The United States and Saudi Arabia have repeatedly accused Iran of arming the Huthis.
Yemen has been rocked by conflict since the Huthis overran Sanaa and other large parts of the country in 2014, prompting military intervention by a Saudi-led coalition in March last year in support of the internationally recognised government.
The conflict has killed nearly 7,000 people, wounded more than 35,000 and displaced at least three million since the Saudi-led coalition launched military operations, according to the United Nations.

Empty accusations as always.. you can be sure that if they had really caught such shipments they would have unleashed all their media hounds on it.
Or maybe those were also "buried at sea" without any pictures or videos taken? Sounds familiar, must be from some hollywood movie or smtg...

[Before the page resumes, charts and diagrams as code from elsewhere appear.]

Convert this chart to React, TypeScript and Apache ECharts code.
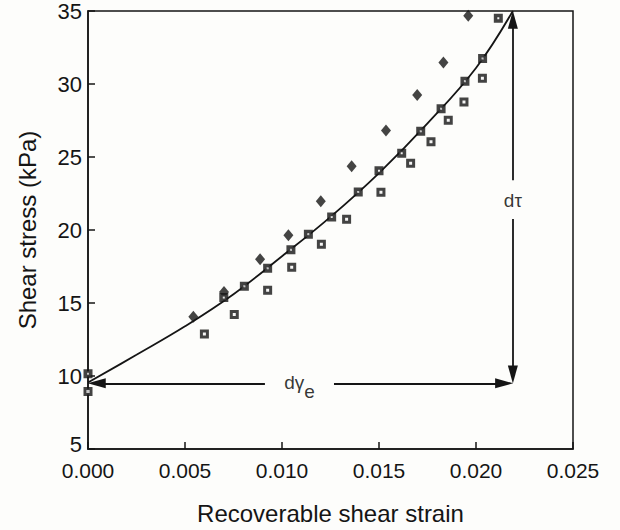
import React, { useEffect, useRef } from "react";
import * as echarts from "echarts";

// Axis ticks
const xTickValues = [0, 0.005, 0.01, 0.015, 0.02, 0.025];
const yTickValues = [5, 10, 15, 20, 25, 30, 35];

// Diamonds (upper points)
const diamondX = [0.00543, 0.00701, 0.00887, 0.01033, 0.012, 0.01359, 0.01536, 0.01697, 0.01832, 0.0196];
const diamondY = [14.06, 15.75, 18.0, 19.64, 21.97, 24.37, 26.81, 29.25, 31.47, 34.68];

// Squares lying on the curve
const onCurveX = [0, 0.007, 0.00806, 0.00926, 0.01046, 0.01136, 0.01256, 0.01393, 0.015, 0.01617, 0.01715, 0.0182, 0.01943, 0.02034, 0.02115];
const onCurveY = [10.15, 15.37, 16.14, 17.38, 18.65, 19.71, 20.89, 22.61, 24.06, 25.25, 26.77, 28.3, 30.18, 31.74, 34.5];

// Squares below the curve
const belowX = [0, 0.006, 0.00754, 0.00926, 0.0105, 0.01203, 0.01333, 0.0151, 0.01663, 0.01768, 0.01857, 0.01938, 0.02033];
const belowY = [8.93, 12.88, 14.22, 15.87, 17.45, 19.03, 20.73, 22.58, 24.57, 26.04, 27.52, 28.76, 30.39];

// Fitted curve
const curveX = [0, 0.0025, 0.005, 0.0075, 0.01, 0.0125, 0.015, 0.0175, 0.02, 0.0219];
const curveY = [9.55, 11.45, 13.4, 15.6, 18.2, 20.9, 23.9, 27.3, 31.1, 35];

// Annotation: d-tau (vertical) and d-gamma_e (horizontal) arrows
const arrowX = 0.0219;
const baseY = 9.5;
const tauGap = [20.75, 23.4]; // y range left open for the label
const gammaGap = [0.00912, 0.01268]; // x range left open for the label
const tauLabelPos = [0.0219, 22.05];
const gammaLabelPos = [0.0109, 9.5];

const zip = (xs: number[], ys: number[]) => xs.map((x, i) => [x, ys[i]]);

export default function App() {
  const ref = useRef<HTMLDivElement>(null);
  useEffect(() => {
    if (!ref.current) return;
    const chart = echarts.init(ref.current, undefined, { renderer: "svg" });
    const ink = "#151515";
    const font = "Liberation Sans";
    const halfArrowY = 0.6;
    const halfArrowX = 0.00045;
    chart.setOption({
      animation: false,
      backgroundColor: "#fdfdfb",
      textStyle: { fontFamily: font, color: ink },
      grid: {
        left: 88,
        right: 47,
        top: 8,
        bottom: 80,
        show: true,
        borderColor: ink,
        borderWidth: 1.5,
        backgroundColor: "transparent",
      },
      xAxis: {
        type: "value",
        min: xTickValues[0],
        max: xTickValues[xTickValues.length - 1],
        interval: 0.005,
        name: "Recoverable shear strain",
        nameLocation: "middle",
        nameGap: 52,
        nameTextStyle: { fontSize: 24, color: ink, fontFamily: font },
        axisLine: { lineStyle: { color: ink, width: 1.5 } },
        axisTick: { inside: true, length: 7, lineStyle: { color: ink, width: 1.5 } },
        axisLabel: {
          fontSize: 21,
          color: ink,
          fontFamily: font,
          margin: 11,
          formatter: (v: number) => v.toFixed(3),
        },
        splitLine: { show: false },
      },
      yAxis: {
        type: "value",
        min: yTickValues[0],
        max: yTickValues[yTickValues.length - 1],
        interval: 5,
        name: "Shear stress (kPa)",
        nameLocation: "middle",
        nameRotate: 90,
        nameGap: 49,
        nameTextStyle: { fontSize: 24, color: ink, fontFamily: font },
        axisLine: { lineStyle: { color: ink, width: 1.5 } },
        axisTick: { inside: true, length: 7, lineStyle: { color: ink, width: 1.5 } },
        axisLabel: {
          fontSize: 22,
          color: ink,
          fontFamily: font,
          margin: 6,
          formatter: (v: number) => (v === yTickValues[0] ? "{low|" + v + "}" : String(v)),
          rich: {
            low: { fontSize: 22, color: ink, fontFamily: font, padding: [0, 0, 9, 0] },
          },
        },
        splitLine: { show: false },
      },
      series: [
        {
          type: "line",
          data: zip(curveX, curveY),
          smooth: 0.4,
          showSymbol: false,
          symbol: "none",
          clip: false,
          lineStyle: { color: ink, width: 1.8 },
          z: 2,
          markLine: {
            silent: true,
            symbol: ["none", "triangle"],
            symbolSize: [10, 18],
            lineStyle: { color: ink, width: 1.8, type: "solid" },
            label: { show: false },
            data: [
              [{ coord: [arrowX, tauGap[1]] }, { coord: [arrowX, 35 - halfArrowY] }],
              [{ coord: [arrowX, tauGap[0]] }, { coord: [arrowX, baseY + halfArrowY] }],
              [{ coord: [gammaGap[0], baseY] }, { coord: [0 + halfArrowX, baseY] }],
              [{ coord: [gammaGap[1], baseY] }, { coord: [arrowX - halfArrowX, baseY] }],
            ],
          },
        },
        {
          type: "scatter",
          data: zip(diamondX, diamondY),
          symbol: "diamond",
          symbolSize: [10, 12],
          clip: false,
          itemStyle: { color: ink },
          z: 3,
        },
        {
          type: "scatter",
          data: zip(onCurveX, onCurveY),
          symbol: "rect",
          symbolSize: 5.5,
          clip: false,
          itemStyle: { color: "#eeeeee", borderColor: ink, borderWidth: 3.5 },
          z: 3,
        },
        {
          type: "scatter",
          data: zip(belowX, belowY),
          symbol: "rect",
          symbolSize: 6,
          clip: false,
          itemStyle: { color: "#f4f4f4", borderColor: ink, borderWidth: 3 },
          z: 3,
        },
        {
          type: "scatter",
          data: [tauLabelPos],
          symbolSize: 1,
          clip: false,
          itemStyle: { color: "rgba(0,0,0,0)" },
          label: {
            show: true,
            position: "inside",
            formatter: "dτ",
            fontSize: 19,
            color: "#000",
            textBorderWidth: 0,
            fontFamily: font,
          },
          z: 4,
        },
        {
          type: "scatter",
          data: [gammaLabelPos],
          symbolSize: 1,
          clip: false,
          itemStyle: { color: "rgba(0,0,0,0)" },
          label: {
            show: true,
            position: "inside",
            offset: [0, 4],
            formatter: "{a|dγ}{b|e}",
            textBorderWidth: 0,
            rich: {
              a: { fontSize: 19, color: "#000", fontFamily: font, verticalAlign: "top", lineHeight: 28, textBorderWidth: 0 },
              b: { fontSize: 19, color: "#000", fontFamily: font, verticalAlign: "bottom", lineHeight: 28, textBorderWidth: 0 },
            },
          },
          z: 4,
        },
      ],
    });
    return () => chart.dispose();
  }, []);
  return (
    <div
      ref={ref}
      style={{ position: "fixed", left: 0, top: 0, width: 620, height: 530 }}
    />
  );
}
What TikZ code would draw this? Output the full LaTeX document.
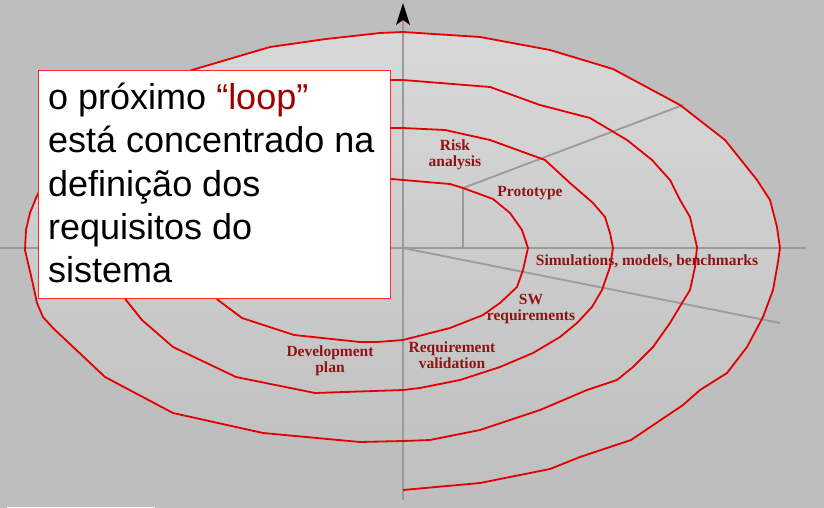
\documentclass[tikz,border=0pt]{standalone}
\usepackage{fontspec}
\setmainfont{Liberation Serif}
\newfontfamily\boxfont{Liberation Sans}
\definecolor{bggray}{HTML}{BEBEBE}
\definecolor{shadetop}{HTML}{D8D8D8}
\definecolor{shadebot}{HTML}{BFBFBF}
\definecolor{spiralred}{HTML}{E20000}
\definecolor{axisgray}{HTML}{9A9A9A}
\definecolor{lblred}{HTML}{8E1414}
\definecolor{looprd}{HTML}{9C0000}
\definecolor{boxred}{HTML}{FF2A2A}
\begin{document}
\begin{tikzpicture}[x=1pt,y=-1pt,
  spiral/.style={draw=spiralred, line width=1.8pt, line join=round},
  axisline/.style={draw=axisgray, line width=1.8pt},
  lbl/.style={text=lblred, font=\bfseries\fontsize{15.5}{15.5}\selectfont, align=center, inner sep=0pt},
  boxline/.style={font=\boxfont\fontsize{36}{43}\selectfont, anchor=base west, inner sep=0pt, text=black}]
\useasboundingbox (0,0) rectangle (824,508);
\fill[bggray] (0,0) rectangle (824,508);
\fill[white!88!bggray] (7,506.5) rectangle (155,508);
% shaded interior of the outer loop
\shade[top color=shadetop, bottom color=shadebot]
  (403,441) -- (360,442) -- (263,433) -- (173,413) -- (105,377) -- (53,328) -- (43,317) -- (37,303) -- (32,280) -- (25,250) -- (26,230) -- (30,213) -- (36,198) -- (60,150) -- (120,105) -- (192,70) -- (270,47) -- (326,39) -- (380,33) -- (403,32)
  -- (480,37) -- (550,50) -- (613,69) -- (680,105) -- (725,140) -- (757,180) -- (770,200) -- (777,227) -- (780,248) -- (778,262) -- (773,290) -- (763,317) -- (747,347) -- (727,373) -- (700,390) -- (683,405) -- (631,440) -- (580,457) -- (550,469) -- (480,483) -- (403,490) -- cycle;
% axes and sector lines
\draw[axisline] (0,248) -- (806,248);
\draw[axisline] (403,20) -- (403,500);
\fill[black] (403,3) -- (410,25) -- (403,20) -- (396,25) -- cycle;
\draw[axisline] (403,248) -- (780,323);
\draw[axisline] (463,248) -- (463,188) -- (683,105);
% spiral
\draw[spiral]
  (380,178) -- (403,180) -- (450,184) -- (463,188) -- (493,199) -- (510,213) -- (522,230) -- (528,248) -- (523,270) -- (517,287) -- (500,303) -- (483,315) -- (450,328) -- (403,340)
  -- (377,342) -- (360,342) -- (294,335) -- (242,318) -- (218,300) -- (195,270) -- (190,240) -- (205,190) -- (250,150) -- (320,132) -- (390,128)
  -- (403,128) -- (445,130) -- (490,140) -- (545,160) -- (570,183) -- (593,203) -- (605,217) -- (610,233) -- (613,248) -- (610,267) -- (602,290) -- (592,307) -- (577,323) -- (560,337) -- (533,353) -- (500,367) -- (460,380) -- (420,388) -- (403,390)
  -- (315,393) -- (236,377) -- (173,347) -- (142,320) -- (126,300) -- (110,260) -- (115,200) -- (160,130) -- (250,95) -- (330,82) -- (390,80)
  -- (403,80) -- (490,87) -- (540,105) -- (590,118) -- (627,140) -- (652,160) -- (670,180) -- (680,200) -- (690,217) -- (697,247) -- (695,267) -- (690,290) -- (682,303) -- (670,323) -- (653,347) -- (633,367) -- (617,380) -- (587,390) -- (540,410) -- (480,430) -- (430,440) -- (403,441)
  -- (360,442) -- (263,433) -- (173,413) -- (105,377) -- (53,328) -- (43,317) -- (37,303) -- (32,280) -- (25,250) -- (26,230) -- (30,213) -- (36,198) -- (60,150) -- (120,105) -- (192,70) -- (270,47) -- (326,39) -- (380,33) -- (403,32)
  -- (480,37) -- (550,50) -- (613,69) -- (680,105) -- (725,140) -- (757,180) -- (770,200) -- (777,227) -- (780,248) -- (778,262) -- (773,290) -- (763,317) -- (747,347) -- (727,373) -- (700,390) -- (683,405) -- (631,440) -- (580,457) -- (550,469) -- (480,483) -- (403,490);
% labels
\node[lbl] (risk) at (455,155) {Risk\\analysis};
\node[lbl] (proto) at (530,193) {Prototype};
\node[lbl] (sim) at (647,261) {Simulations, models, benchmarks};
\node[lbl] (swreq) at (531,309) {SW\\requirements};
\node[lbl] (devplan) at (330,361) {Development\\plan};
\node[lbl] (reqval) at (452,355) {Requirement\\validation};
% text box
\node[draw=boxred, fill=white, line width=1.3pt, minimum width=352pt, minimum height=228pt, inner sep=0pt, anchor=north west] (box) at (38,70) {};
\node[boxline] (l1) at (48,110) {o próximo \textcolor{looprd}{“loop”}};
\node[boxline] (l2) at (48,153) {está concentrado na};
\node[boxline] (l3) at (48,196) {definição dos};
\node[boxline] (l4) at (48,239) {requisitos do};
\node[boxline] (l5) at (48,282) {sistema};
\end{tikzpicture}
\end{document}
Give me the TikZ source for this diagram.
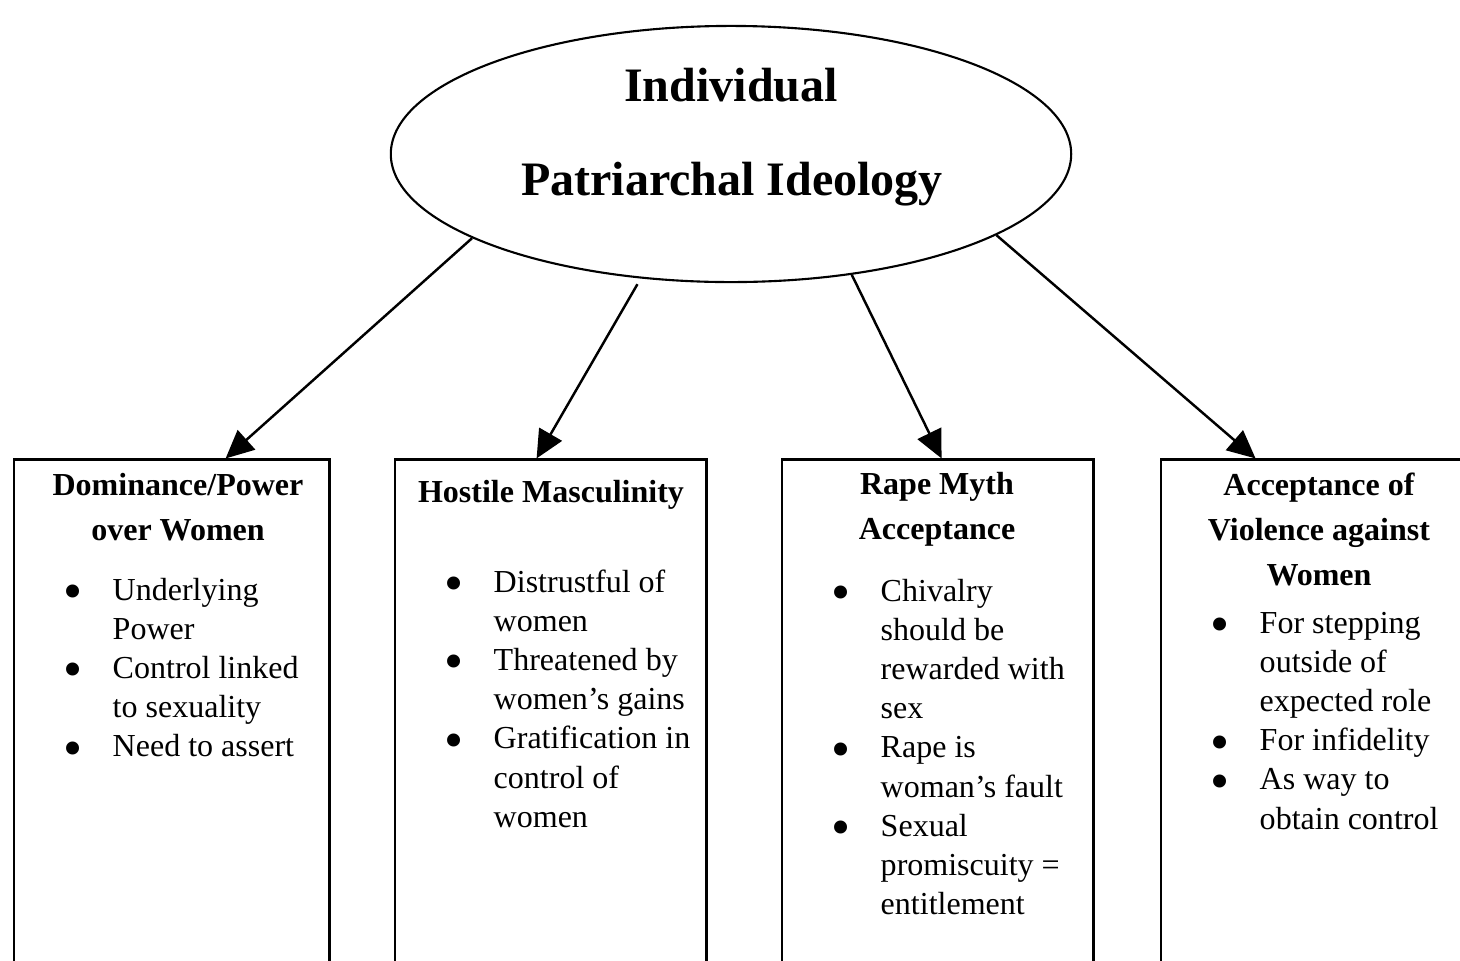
\documentclass[tikz,border=0pt]{standalone}
\usepackage{fontspec}
\setmainfont{Liberation Serif}
\usetikzlibrary{shapes.geometric,arrows.meta}
% bullet mark and hanging list entry (line breaks stay inside the entry)
\newcommand\bulletmark{\makebox[0.49cm][l]{\raisebox{-0.095cm}{\scalebox{1.7}{\textbullet}}}}
\newcommand\bitem[1]{\par\noindent\hangindent=0.49cm\hangafter=1\bulletmark{\let\\\newline#1}\par}
\newcommand\itemlist[1]{\vtop{\hsize=3cm\parskip=0pt\raggedright#1}}
\newcommand\headlines[1]{\vtop{\hsize=4cm\parskip=0pt\centering#1\par}}
\begin{document}
\begin{tikzpicture}[x=0.01cm,y=-0.01cm,
  idea/.style={draw,ellipse,line width=0.6pt,minimum width=6.8cm,minimum height=2.56cm,inner sep=0pt},
  titletext/.style={font=\fontsize{0.48cm}{0.5cm}\selectfont\bfseries,inner sep=0pt,anchor=base},
  panel/.style={draw,line width=0.8pt,rectangle,inner sep=0pt,minimum height=5.6cm},
  hdr/.style={font=\fontsize{0.32cm}{0.45cm}\selectfont\bfseries,inner sep=0pt,anchor=base},
  items/.style={font=\fontsize{0.32cm}{0.392cm}\selectfont,inner sep=0pt,anchor=base west},
  link/.style={line width=0.7pt,-{Triangle[length=0.28cm,width=0.26cm]}}]
\useasboundingbox (0,0) rectangle (1460,960);
\clip (0,0) rectangle (1460,960);

% central concept
\node[idea] (ell) at (731,154) {};
\node[titletext] (t1) at (731,101) {Individual};
\node[titletext] (t2) at (732,195) {Patriarchal Ideology};

% four component panels
\node[panel,minimum width=3.15cm] (box1) at (171.5,740) {};
\node[panel,minimum width=3.11cm] (box2) at (550.5,740) {};
\node[panel,minimum width=3.11cm] (box3) at (937.5,740) {};
\node[panel,minimum width=3.15cm] (box4) at (1318.5,740) {};

% panel headings
\node[hdr] (h1) at (178,495) {\headlines{Dominance/Power\\over Women}};
\node[hdr] (h2) at (551,502) {\headlines{Hostile Masculinity}};
\node[hdr] (h3) at (937,494) {\headlines{Rape Myth\\Acceptance}};
\node[hdr] (h4) at (1319,495) {\headlines{Acceptance of\\Violence against\\Women}};

% panel bullet lists
\node[items] (l1) at (63,600) {\itemlist{%
  \bitem{Underlying\\Power}
  \bitem{Control linked\\to sexuality}
  \bitem{Need to assert}}};
\node[items] (l2) at (444,592) {\itemlist{%
  \bitem{Distrustful of\\women}
  \bitem{Threatened by\\women’s gains}
  \bitem{Gratification in\\control of\\women}}};
\node[items] (l3) at (831,601) {\itemlist{%
  \bitem{Chivalry\\should be\\rewarded with\\sex}
  \bitem{Rape is\\woman’s fault}
  \bitem{Sexual\\promiscuity =\\entitlement}}};
\node[items] (l4) at (1210,633) {\itemlist{%
  \bitem{For stepping\\outside of\\expected role}
  \bitem{For infidelity}
  \bitem{As way to\\obtain control}}};

% arrows from the ideology to each component
\draw[link] (ell.-162.7) -- ([xshift=2.13cm]box1.north west);
\draw[link] ([yshift=-0.06cm]ell.-127.2) -- ([xshift=1.43cm]box2.north west);
\draw[link] (ell.-45.5) -- ([xshift=1.61cm]box3.north west);
\draw[link] (ell.-17.3) -- ([xshift=0.96cm]box4.north west);
\end{tikzpicture}
\end{document}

Actually, the admiral misspoke. The intercepted weapons shipments were smuggled into Yemen on Saudi Air Force F-15's. Alert intelligence work by Qatar and UAE detected the shipments concealed on the aircraft by persons unknown. The shipments were "intercepted" by their detonation along with legitimate munitions in Yemen. KSA's Minister of Pubic Integrity, Sheikh Juliano "Ralph" al Thani, told reporters during a recent ski holiday in his native Switzerland, "If we had not deployed these effective anti-terror munitions, the smuggled arms might have reached terrorists when our aircraft conducted normal training flights."

Sheikh al Thani regrets the typographical error in the spelling of his title. Too clever by half or just clever enough?